Vincent Harding was professor of religion and social transformation at Iliff School of Theology, a Sojourners contributing editor, and a noted civil rights historian and author when this article appeared. Interviewed by Julie Polter, he was asked to comment on Howard Thurman's influence on the civil rights movement. - The Editors
Howard Thurman assumed always that if the Christian faith was to have any authenticity, it had to have some critical, crucial, central word and deed that would address itself to situations of human beings mistreating other human beings and separating themselves from one another. There could be no viable Christian faith that did not address directly the terror of segregation and what it did to human lives.
He was like a constant live background and undergirding for all of us who were engaged in the [civil rights] movement out of a religious foundation. He was a presence that confirmed that it was right for us to be there as carriers of the faith.
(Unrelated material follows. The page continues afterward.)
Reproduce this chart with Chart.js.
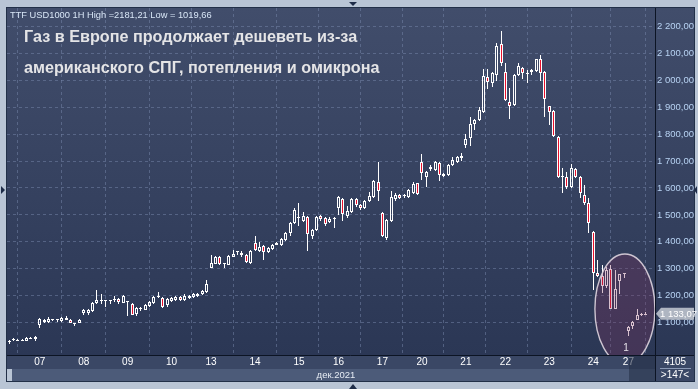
<!DOCTYPE html>
<html>
<head>
<meta charset="utf-8">
<script src="https://cdn.jsdelivr.net/npm/chart.js@4/dist/chart.umd.min.js"></script>
<style>
html,body{margin:0;padding:0;background:#b9c5d5;}
#wrap{position:relative;width:698px;height:389px;overflow:hidden;}
canvas{display:block;}
</style>
</head>
<body>
<div id="wrap"><canvas id="c" width="698" height="389"></canvas></div>
<script>
// ---- data (hourly candles, TTF USD1000, Dec 2021) ----
const openP = [1028,1035,1036,1034,1033,1044,1041,
1093,1111,1102,1112,1109,1105,1119,1111,1099,1100,
1135,1136,1142,1172,1183,1183,1182,1184,1188,1174,
1180,1170,1133,1151,1148,1163,1174,1196,1192,1165,
1180,1186,1197,1185,1192,1196,1200,1207,1214,
1304,1318,1344,1320,1315,1344,1361,1360,1352,1322,
1396,1367,1385,1363,1374,1390,1389,1407,1433,1470,
1492,1478,1492,1422,1444,1496,1489,1474,1490,
1526,1559,1496,1511,1559,1537,1526,1552,1567,1622,
1508,1415,1478,1560,1574,1569,1567,1581,1618,
1696,1641,1671,1667,1693,1652,1648,1685,1696,1713,
1759,1785,1837,1852,1881,2011,1989,2019,2133,
2030,1918,1907,2019,2044,2028,2030,2033,2078,2030,
1904,1885,1789,1643,1641,1605,1670,1641,1574,1544,
1437,1286,1274,1235,1300,1152,1253,1279,
1068,1089,1111,1131,1130];
const highP = [1037,1044,1040,1041,1046,1045,1052,
1118,1113,1122,1114,1114,1120,1126,1113,1100,1115,
1152,1152,1175,1222,1207,1185,1186,1200,1193,1202,
1182,1174,1160,1160,1170,1180,1198,1215,1196,1192,
1195,1198,1199,1207,1202,1209,1211,1221,1259,
1352,1346,1346,1322,1350,1370,1367,1366,1355,1370,
1422,1398,1389,1381,1393,1398,1413,1437,1474,1526,
1544,1511,1496,1448,1496,1500,1492,1493,1492,
1570,1563,1533,1563,1563,1541,1555,1585,1630,1696,
1510,1485,1589,1581,1578,1578,1596,1622,1620,
1726,1663,1685,1700,1696,1655,1689,1715,1719,1730,
1800,1863,1855,1900,2041,2041,2030,2137,2181,
2063,1970,2022,2063,2048,2037,2041,2080,2093,2033,
1906,1889,1793,1674,1659,1689,1674,1644,1611,1563,
1440,1333,1315,1307,1315,1296,1281,1285,
1086,1107,1150,1137,1140];
const lowP = [1020,1033,1031,1031,1031,1038,1033,
1081,1100,1100,1108,1104,1104,1110,1098,1089,1098,
1130,1128,1140,1170,1170,1160,1170,1175,1170,1172,
1126,1128,1126,1143,1146,1160,1170,1192,1155,1160,
1176,1182,1180,1180,1188,1192,1196,1204,1211,
1302,1316,1314,1304,1313,1342,1352,1345,1322,1319,
1367,1363,1333,1358,1370,1388,1385,1404,1422,1467,
1459,1474,1367,1411,1440,1478,1459,1470,1452,
1500,1478,1490,1508,1530,1519,1522,1548,1563,1552,
1418,1407,1474,1552,1559,1563,1563,1578,1574,
1630,1604,1663,1663,1626,1640,1644,1681,1692,1700,
1748,1756,1815,1848,1878,1967,1975,1996,2052,
1922,1856,1904,2015,2004,1989,2019,2030,1996,1863,
1833,1790,1637,1580,1596,1600,1637,1563,1537,1433,
1222,1270,1211,1230,1150,1150,1207,1267,
1049,1078,1109,1126,1129];
const closeP = [1033,1039,1033,1037,1044,1041,1045,
1115,1103,1115,1109,1112,1118,1111,1100,1096,1111,
1148,1146,1172,1183,1180,1180,1185,1188,1178,1200,
1177,1130,1155,1155,1166,1178,1196,1200,1160,1189,
1190,1194,1184,1200,1199,1206,1208,1218,1242,
1322,1344,1316,1316,1348,1356,1365,1350,1326,1367,
1370,1381,1363,1378,1389,1394,1411,1433,1470,1519,
1488,1496,1430,1444,1492,1485,1467,1485,1487,
1567,1504,1515,1559,1537,1526,1552,1570,1626,1589,
1420,1481,1567,1574,1563,1573,1593,1615,1578,
1656,1659,1676,1696,1648,1644,1685,1704,1715,1717,
1781,1837,1852,1889,2015,1993,2026,2126,2063,
1926,1904,2019,2052,2026,2024,2037,2078,2026,1930,
1881,1793,1641,1640,1605,1674,1641,1581,1545,1471,
1284,1274,1235,1296,1152,1226,1281,1283,
1084,1104,1130,1134,1133];

const dayLabels = ['07','08','09','10','13','14','15','16','17','20','21','22','23','24','27'];
const dayStartBar = [7,17,27,37,46,56,66,75,85,94,104,113,123,133,141];
const priceTicks = [1100,1200,1300,1400,1500,1600,1700,1800,1900,2000,2100,2200];
const lastPrice = 1133.07;
const headerText = 'TTF USD1000 1H High =2181,21 Low = 1019,66';
const titleLines = ['Газ в Европе продолжает дешеветь из-за','американского СПГ, потепления и омикрона'];
const monthText = 'дек.2021';
const cornerTop = '4105';
const cornerBottom = '>147<';
const circleMark = '1';

// ---- helpers ----
function fmt(v){
  const p = v.toFixed(2).split('.');
  return p[0].replace(/\B(?=(\d{3})+(?!\d))/g,' ') + ',' + p[1];
}
const idx = openP.map((_,i)=>i);
const FONT = "'Liberation Sans', Arial, sans-serif";
Chart.defaults.font.family = FONT;

const bodyData  = idx.map(i=>({x:i, y:[openP[i], closeP[i]]}));
const upperWick = idx.map(i=>({x:i, y:[Math.max(openP[i],closeP[i]), highP[i]]}));
const lowerWick = idx.map(i=>({x:i, y:[lowP[i], Math.min(openP[i],closeP[i])]}));

// snap bar elements computed by the scales to whole pixels (crisp candles)
const pixelSnap = {
  id:'pixelSnap',
  beforeDatasetsDraw(chart){
    chart.data.datasets.forEach((ds,di)=>{
      const meta = chart.getDatasetMeta(di);
      meta.data.forEach(el=>{
        el.x = Math.floor(el.x) + 0.5;
        const top = Math.round(Math.min(el.y, el.base));
        let bot = Math.round(Math.max(el.y, el.base));
        if (ds.label === 'body' && bot - top < 1) bot = top + 1;
        if (el.y <= el.base) { el.y = top; el.base = bot; } else { el.y = bot; el.base = top; }
      });
    });
  }
};

const frame = {
  id:'frame',
  beforeDraw(chart){
    const {ctx, chartArea:a} = chart;
    ctx.save();
    ctx.fillStyle = '#b9c5d5';
    ctx.fillRect(0,0,chart.width,chart.height);
    const g = ctx.createLinearGradient(0,a.top,0,a.bottom);
    g.addColorStop(0,'#414d6b'); g.addColorStop(1,'#2b3755');
    ctx.fillStyle = g;
    ctx.fillRect(a.left,a.top,694-a.left,a.bottom-a.top);
    ctx.fillStyle = '#3a4765';
    ctx.fillRect(a.left,a.bottom,694-a.left,14);
    ctx.fillStyle = '#4c5b79';
    ctx.fillRect(a.left+5,a.bottom+14,a.right-a.left-5,12);
    ctx.fillStyle = '#3a4765';
    ctx.fillRect(a.right,a.bottom,694-a.right,26);
    ctx.restore();
  },
  afterDatasetsDraw(chart){
    const {ctx, chartArea:a, scales:{x,y}} = chart;
    ctx.save();
    ctx.beginPath(); ctx.rect(a.left,a.top,a.right-a.left,a.bottom-a.top); ctx.clip();
    const cx = x.getPixelForValue(140.2), cy = y.getPixelForValue(1151);
    ctx.beginPath(); ctx.ellipse(cx,cy,30,55,0,0,Math.PI*2);
    ctx.fillStyle = 'rgba(125,50,92,0.3)'; ctx.fill();
    ctx.lineWidth = 1.4; ctx.strokeStyle = 'rgba(222,212,222,0.9)'; ctx.stroke();
    ctx.fillStyle = '#e8e4ea'; ctx.font = '10px '+FONT; ctx.textAlign='center'; ctx.textBaseline='middle';
    ctx.fillText(circleMark, cx+1, a.bottom-7);
    ctx.restore();
  },
  afterDraw(chart){
    const {ctx, chartArea:a, scales:{y}} = chart;
    ctx.save();
    ctx.fillStyle = 'rgba(35,45,70,0.55)';
    ctx.fillRect(629,a.bottom,a.right-629,26);
    ctx.strokeStyle = '#0c1424'; ctx.lineWidth = 1;
    ctx.beginPath();
    ctx.moveTo(a.right+0.5,a.top); ctx.lineTo(a.right+0.5,a.bottom+26);
    ctx.moveTo(a.left,a.bottom+0.5); ctx.lineTo(694,a.bottom+0.5);
    ctx.stroke();
    ctx.strokeStyle = '#223048';
    ctx.strokeRect(a.left-0.5,a.top-0.5,694-a.left+1,a.bottom+26-a.top+1);
    ctx.fillStyle = '#d8e6f6'; ctx.font = '9.3px '+FONT; ctx.textAlign='left'; ctx.textBaseline='middle';
    ctx.fillText(headerText, 10, 15);
    ctx.fillStyle = '#e4e4e6'; ctx.font = 'bold 16.2px '+FONT;
    ctx.fillText(titleLines[0], 24, 38);
    ctx.fillText(titleLines[1], 24, 69);
    ctx.fillStyle = '#e6ecf4'; ctx.font = '9.5px '+FONT; ctx.textAlign='center';
    ctx.fillText(monthText, 336, a.bottom+20);
    ctx.fillStyle = '#ffffff'; ctx.font = '10px '+FONT;
    ctx.fillText(cornerTop, 675, a.bottom+7);
    ctx.fillText(cornerBottom, 675, a.bottom+20);
    ctx.strokeStyle = '#8a98b4'; ctx.beginPath(); ctx.moveTo(660,a.bottom+13.5); ctx.lineTo(691,a.bottom+13.5); ctx.stroke();
    const py = y.getPixelForValue(lastPrice);
    ctx.fillStyle = '#aeb5c1';
    ctx.beginPath(); ctx.moveTo(656,py); ctx.lineTo(661,py-6); ctx.lineTo(694,py-6); ctx.lineTo(694,py+6); ctx.lineTo(661,py+6); ctx.closePath(); ctx.fill();
    ctx.fillStyle = '#ffffff'; ctx.font = '9.5px '+FONT; ctx.textAlign='left';
    ctx.fillText(fmt(lastPrice), 660, py+0.5);
    ctx.fillStyle = '#1e2c48';
    ctx.beginPath(); ctx.moveTo(349,2); ctx.lineTo(357,2); ctx.lineTo(353,6); ctx.closePath(); ctx.fill();
    ctx.beginPath(); ctx.moveTo(349,389); ctx.lineTo(357,389); ctx.lineTo(353,384); ctx.closePath(); ctx.fill();
    ctx.beginPath(); ctx.moveTo(1,186); ctx.lineTo(5,190); ctx.lineTo(1,194); ctx.closePath(); ctx.fill();
    ctx.beginPath(); ctx.moveTo(697,186); ctx.lineTo(694,190); ctx.lineTo(697,194); ctx.closePath(); ctx.fill();
    ctx.restore();
  }
};

const gridColor = 'rgba(120,136,172,0.5)';
new Chart(document.getElementById('c'), {
  type:'bar',
  data:{
    datasets:[
      {label:'upper', data:upperWick, backgroundColor:'#ffffff', borderWidth:0, barThickness:1, grouped:false, order:2, inflateAmount:0},
      {label:'lower', data:lowerWick, backgroundColor:'#ffffff', borderWidth:0, barThickness:1, grouped:false, order:2, inflateAmount:0},
      {label:'body', data:bodyData, grouped:false, order:1, barThickness:3, inflateAmount:0,
       borderWidth:1, borderSkipped:false, borderColor:'#ffffff',
       backgroundColor: ctx => { const i = ctx.dataIndex; return closeP[i] >= openP[i] ? 'rgba(0,0,0,0)' : '#e8102c'; }}
    ]
  },
  options:{
    responsive:false, animation:false, events:[],
    layout:{padding:{left:7, top:8, right:4, bottom:8}},
    plugins:{legend:{display:false}, tooltip:{enabled:false}, title:{display:false}},
    scales:{
      x:{type:'linear', position:'bottom', min:-0.46, max:147.05, offset:false,
        afterBuildTicks: s => { s.ticks = dayStartBar.map(v=>({value:v})); },
        afterFit: s => { s.height = 26; },
        ticks:{autoSkip:false, maxRotation:0, color:'#ffffff', padding:1, font:{size:10, family:FONT},
               callback:(v,i)=>dayLabels[i]},
        grid:{color:gridColor, lineWidth:1, drawTicks:false},
        border:{display:false, dash:[3,3]}
      },
      y:{type:'linear', position:'right', min:980, max:2268,
        afterBuildTicks: s => { s.ticks = priceTicks.map(v=>({value:v})); },
        afterFit: s => { s.width = 39; },
        ticks:{color:'#b8d3f3', padding:2, font:{size:9.5, family:FONT}, callback:v=>fmt(v)},
        grid:{color:gridColor, lineWidth:1, drawTicks:false},
        border:{display:false, dash:[3,3]}
      }
    }
  },
  plugins:[pixelSnap, frame]
});
</script>
</body>
</html>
Thurman was asking us to take Jesus of Nazareth seriously as the source of our strength, as the source of our hope, as the source of our insight into what life was supposed to be about. Whenever Jesus of Nazareth, in our understanding of Jesus and his way, ran counter to what American Christianity was saying and doing about itself, Thurman said to be faithful to Jesus of Nazareth and the religion of Jesus.
Even though he would never put himself in this category, his work provided the foundation for a great deal of what we call liberation theology and black theology. But it was for him Jesus theology. Though they were very, very different, he would stand closely with Clarence Jordan in this matter of taking Jesus of Nazareth very seriously.